§ **OBJECTIVE**
Using the material below, work out how many lines contain the word "image". Reply with the number and nothing more.
── GIVEN DATA ──
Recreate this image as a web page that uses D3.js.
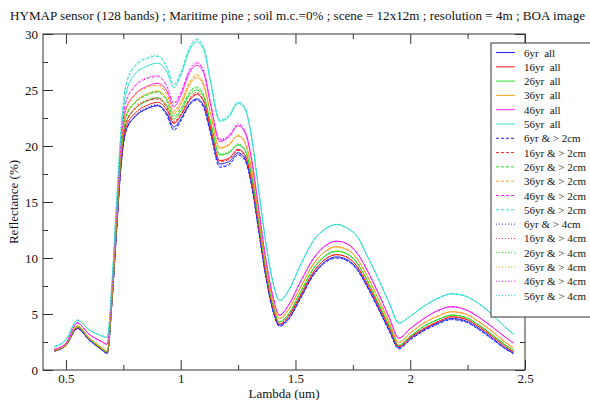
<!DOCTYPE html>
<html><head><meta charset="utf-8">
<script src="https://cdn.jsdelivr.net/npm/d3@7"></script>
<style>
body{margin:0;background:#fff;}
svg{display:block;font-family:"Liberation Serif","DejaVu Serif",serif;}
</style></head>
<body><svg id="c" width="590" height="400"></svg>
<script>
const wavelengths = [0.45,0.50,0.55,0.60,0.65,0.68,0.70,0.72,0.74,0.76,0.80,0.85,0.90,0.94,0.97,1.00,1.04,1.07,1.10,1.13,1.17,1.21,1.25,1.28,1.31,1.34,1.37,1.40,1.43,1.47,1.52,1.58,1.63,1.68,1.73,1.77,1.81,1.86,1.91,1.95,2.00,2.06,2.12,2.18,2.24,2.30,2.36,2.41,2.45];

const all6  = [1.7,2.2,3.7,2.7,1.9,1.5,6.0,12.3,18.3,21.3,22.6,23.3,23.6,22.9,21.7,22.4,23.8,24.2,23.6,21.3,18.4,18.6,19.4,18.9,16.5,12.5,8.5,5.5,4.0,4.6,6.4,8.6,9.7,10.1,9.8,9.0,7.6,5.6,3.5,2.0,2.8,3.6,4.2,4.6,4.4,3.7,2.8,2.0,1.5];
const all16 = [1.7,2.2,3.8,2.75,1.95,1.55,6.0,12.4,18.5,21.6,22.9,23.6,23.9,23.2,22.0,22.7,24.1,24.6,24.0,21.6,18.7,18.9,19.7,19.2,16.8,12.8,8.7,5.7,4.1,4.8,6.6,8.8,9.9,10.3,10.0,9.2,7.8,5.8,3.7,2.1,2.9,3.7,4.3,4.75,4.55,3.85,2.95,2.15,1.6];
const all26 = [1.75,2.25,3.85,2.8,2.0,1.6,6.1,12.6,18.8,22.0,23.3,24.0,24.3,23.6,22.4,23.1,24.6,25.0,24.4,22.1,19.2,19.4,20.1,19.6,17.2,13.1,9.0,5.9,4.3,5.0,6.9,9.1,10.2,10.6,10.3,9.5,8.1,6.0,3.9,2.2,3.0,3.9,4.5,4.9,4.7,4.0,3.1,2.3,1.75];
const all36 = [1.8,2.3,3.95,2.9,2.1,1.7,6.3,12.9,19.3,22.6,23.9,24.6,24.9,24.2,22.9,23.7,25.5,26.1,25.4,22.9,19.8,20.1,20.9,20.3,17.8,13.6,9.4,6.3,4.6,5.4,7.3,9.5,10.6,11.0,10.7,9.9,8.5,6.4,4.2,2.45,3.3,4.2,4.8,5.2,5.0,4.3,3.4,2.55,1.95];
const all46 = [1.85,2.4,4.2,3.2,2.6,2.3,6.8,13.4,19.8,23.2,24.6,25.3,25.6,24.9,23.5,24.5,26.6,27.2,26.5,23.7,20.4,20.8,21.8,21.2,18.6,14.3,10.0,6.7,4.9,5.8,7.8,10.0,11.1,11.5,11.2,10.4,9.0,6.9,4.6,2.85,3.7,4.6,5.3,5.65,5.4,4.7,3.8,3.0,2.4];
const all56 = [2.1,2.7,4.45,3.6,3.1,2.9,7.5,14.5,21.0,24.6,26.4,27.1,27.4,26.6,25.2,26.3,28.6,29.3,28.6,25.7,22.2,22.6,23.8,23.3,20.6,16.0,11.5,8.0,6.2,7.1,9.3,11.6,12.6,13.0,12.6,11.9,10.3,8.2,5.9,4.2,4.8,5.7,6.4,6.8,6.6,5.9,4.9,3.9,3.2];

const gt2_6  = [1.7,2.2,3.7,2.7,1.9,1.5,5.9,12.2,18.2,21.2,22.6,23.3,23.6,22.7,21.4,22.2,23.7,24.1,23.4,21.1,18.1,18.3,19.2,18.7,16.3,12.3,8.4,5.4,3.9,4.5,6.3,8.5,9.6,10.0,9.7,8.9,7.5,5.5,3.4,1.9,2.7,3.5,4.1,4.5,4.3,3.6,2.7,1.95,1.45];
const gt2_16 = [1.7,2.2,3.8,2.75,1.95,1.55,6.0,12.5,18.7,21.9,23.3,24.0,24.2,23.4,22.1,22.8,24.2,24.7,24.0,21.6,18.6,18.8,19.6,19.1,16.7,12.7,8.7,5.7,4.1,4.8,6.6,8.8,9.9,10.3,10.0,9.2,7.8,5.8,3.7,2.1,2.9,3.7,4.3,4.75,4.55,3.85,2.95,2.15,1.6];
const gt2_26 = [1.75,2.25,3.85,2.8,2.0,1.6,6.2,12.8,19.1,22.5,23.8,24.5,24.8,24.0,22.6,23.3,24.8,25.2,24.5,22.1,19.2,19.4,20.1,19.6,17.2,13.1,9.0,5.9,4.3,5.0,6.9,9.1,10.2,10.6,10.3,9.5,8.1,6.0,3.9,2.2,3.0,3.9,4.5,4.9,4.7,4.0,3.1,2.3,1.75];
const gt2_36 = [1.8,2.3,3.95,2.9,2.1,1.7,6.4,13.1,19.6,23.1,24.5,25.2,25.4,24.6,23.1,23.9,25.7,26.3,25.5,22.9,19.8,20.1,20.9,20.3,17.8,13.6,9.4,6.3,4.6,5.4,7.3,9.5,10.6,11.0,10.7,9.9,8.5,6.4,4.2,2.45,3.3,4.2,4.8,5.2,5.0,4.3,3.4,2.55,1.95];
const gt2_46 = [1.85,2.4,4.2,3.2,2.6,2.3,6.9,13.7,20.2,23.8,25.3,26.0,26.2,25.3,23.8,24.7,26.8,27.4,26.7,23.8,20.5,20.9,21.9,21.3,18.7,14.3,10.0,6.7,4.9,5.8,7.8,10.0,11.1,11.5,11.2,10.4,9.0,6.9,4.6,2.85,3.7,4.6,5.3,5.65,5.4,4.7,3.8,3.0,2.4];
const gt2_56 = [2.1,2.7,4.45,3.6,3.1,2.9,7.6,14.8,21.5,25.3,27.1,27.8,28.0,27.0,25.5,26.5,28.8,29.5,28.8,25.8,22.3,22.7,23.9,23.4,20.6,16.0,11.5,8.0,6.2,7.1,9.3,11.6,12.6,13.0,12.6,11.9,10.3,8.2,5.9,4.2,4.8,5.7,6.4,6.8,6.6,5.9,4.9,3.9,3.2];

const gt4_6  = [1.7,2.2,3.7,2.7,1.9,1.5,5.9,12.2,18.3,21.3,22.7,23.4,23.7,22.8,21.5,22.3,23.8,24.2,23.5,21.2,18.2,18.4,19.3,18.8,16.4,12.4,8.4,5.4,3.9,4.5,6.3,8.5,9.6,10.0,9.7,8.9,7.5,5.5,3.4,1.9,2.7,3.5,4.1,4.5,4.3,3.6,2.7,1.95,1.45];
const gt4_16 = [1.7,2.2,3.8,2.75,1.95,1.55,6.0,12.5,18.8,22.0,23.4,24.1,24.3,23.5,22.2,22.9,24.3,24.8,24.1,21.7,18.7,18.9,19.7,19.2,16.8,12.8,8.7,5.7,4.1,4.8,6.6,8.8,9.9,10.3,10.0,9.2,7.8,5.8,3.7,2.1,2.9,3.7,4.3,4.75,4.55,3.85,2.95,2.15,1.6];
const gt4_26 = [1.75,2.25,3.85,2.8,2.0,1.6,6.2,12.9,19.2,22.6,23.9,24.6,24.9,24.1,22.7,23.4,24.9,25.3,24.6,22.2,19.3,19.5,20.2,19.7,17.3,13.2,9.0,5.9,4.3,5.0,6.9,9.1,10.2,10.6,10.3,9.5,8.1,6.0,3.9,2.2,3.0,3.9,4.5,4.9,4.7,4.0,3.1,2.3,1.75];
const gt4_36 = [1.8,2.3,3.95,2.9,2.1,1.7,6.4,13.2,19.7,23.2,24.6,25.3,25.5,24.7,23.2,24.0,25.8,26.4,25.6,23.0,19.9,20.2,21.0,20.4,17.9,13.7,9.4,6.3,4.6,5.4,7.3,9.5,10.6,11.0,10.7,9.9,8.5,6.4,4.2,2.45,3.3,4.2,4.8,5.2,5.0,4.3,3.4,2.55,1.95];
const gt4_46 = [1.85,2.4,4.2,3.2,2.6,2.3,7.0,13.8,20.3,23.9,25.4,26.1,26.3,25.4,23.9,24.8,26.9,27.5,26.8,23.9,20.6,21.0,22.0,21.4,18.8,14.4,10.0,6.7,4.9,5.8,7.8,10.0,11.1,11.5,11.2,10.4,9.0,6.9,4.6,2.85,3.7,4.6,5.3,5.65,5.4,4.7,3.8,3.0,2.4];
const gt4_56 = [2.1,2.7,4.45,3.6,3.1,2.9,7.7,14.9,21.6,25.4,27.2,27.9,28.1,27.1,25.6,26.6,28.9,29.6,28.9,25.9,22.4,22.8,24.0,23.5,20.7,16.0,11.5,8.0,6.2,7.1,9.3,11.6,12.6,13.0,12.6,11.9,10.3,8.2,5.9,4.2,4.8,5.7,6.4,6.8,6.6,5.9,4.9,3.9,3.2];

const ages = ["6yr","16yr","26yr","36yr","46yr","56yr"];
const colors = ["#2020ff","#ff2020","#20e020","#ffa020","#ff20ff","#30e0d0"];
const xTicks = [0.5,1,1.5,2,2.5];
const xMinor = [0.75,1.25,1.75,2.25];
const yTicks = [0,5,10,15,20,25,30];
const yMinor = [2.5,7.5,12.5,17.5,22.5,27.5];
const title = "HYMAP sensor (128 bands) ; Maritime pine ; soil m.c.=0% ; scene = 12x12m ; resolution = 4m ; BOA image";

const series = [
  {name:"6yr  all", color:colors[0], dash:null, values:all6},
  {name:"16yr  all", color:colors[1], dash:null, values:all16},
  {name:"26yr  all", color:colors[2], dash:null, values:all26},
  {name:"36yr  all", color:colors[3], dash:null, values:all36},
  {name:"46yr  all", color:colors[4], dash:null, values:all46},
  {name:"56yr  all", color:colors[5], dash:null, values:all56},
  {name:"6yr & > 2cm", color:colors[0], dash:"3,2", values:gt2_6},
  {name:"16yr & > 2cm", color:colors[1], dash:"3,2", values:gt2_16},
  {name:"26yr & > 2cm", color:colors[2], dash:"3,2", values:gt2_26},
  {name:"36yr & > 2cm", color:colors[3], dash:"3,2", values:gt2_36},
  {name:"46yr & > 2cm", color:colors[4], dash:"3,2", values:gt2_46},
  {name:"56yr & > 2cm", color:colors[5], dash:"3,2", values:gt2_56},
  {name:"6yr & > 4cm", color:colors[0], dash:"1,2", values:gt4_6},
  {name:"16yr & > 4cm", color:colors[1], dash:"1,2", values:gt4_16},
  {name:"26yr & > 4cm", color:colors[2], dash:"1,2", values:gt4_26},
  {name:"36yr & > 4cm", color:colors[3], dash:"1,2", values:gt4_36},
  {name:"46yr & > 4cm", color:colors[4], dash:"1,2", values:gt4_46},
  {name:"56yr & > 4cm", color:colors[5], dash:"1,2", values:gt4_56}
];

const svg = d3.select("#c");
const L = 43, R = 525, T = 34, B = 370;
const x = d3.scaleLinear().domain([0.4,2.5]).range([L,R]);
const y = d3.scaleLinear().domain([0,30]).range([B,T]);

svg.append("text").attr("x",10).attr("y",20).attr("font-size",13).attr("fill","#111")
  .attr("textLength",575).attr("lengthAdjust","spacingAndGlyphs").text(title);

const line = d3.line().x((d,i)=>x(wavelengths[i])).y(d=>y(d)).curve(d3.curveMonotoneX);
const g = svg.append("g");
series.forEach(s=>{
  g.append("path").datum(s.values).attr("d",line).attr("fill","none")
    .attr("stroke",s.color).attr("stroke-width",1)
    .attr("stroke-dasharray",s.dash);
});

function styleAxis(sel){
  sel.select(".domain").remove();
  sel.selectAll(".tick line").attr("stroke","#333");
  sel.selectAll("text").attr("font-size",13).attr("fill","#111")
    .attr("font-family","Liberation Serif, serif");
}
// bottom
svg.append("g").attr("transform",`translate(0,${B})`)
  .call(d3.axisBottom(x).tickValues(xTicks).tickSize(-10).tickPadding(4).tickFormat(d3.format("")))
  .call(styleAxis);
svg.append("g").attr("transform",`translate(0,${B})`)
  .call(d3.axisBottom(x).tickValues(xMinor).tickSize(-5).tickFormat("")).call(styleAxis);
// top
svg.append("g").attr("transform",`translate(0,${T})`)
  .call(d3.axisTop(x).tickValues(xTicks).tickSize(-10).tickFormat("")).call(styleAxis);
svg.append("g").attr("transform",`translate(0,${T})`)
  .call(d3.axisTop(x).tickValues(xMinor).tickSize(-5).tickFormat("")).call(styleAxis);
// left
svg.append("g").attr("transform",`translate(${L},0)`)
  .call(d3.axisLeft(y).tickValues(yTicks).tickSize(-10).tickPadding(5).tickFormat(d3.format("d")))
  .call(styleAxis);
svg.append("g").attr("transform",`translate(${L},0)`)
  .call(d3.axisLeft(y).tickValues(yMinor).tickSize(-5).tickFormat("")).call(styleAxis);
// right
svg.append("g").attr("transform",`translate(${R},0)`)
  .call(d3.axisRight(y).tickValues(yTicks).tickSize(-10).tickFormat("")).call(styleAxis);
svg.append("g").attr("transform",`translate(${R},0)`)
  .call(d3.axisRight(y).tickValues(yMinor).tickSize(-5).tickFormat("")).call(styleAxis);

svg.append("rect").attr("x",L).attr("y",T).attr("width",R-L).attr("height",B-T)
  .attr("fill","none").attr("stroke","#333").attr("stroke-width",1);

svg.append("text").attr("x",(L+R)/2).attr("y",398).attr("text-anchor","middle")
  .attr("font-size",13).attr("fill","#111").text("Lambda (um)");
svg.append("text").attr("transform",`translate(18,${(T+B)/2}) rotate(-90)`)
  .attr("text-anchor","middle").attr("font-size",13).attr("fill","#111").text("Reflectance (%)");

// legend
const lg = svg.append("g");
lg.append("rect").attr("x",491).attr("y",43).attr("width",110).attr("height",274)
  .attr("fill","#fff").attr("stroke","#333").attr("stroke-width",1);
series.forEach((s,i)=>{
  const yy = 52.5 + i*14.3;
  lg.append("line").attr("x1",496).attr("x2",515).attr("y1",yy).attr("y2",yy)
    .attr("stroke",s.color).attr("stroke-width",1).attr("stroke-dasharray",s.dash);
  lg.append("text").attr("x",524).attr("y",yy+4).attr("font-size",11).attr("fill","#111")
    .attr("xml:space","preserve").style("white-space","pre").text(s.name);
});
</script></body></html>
───
§ **ANSWER TO THIS TASK**
2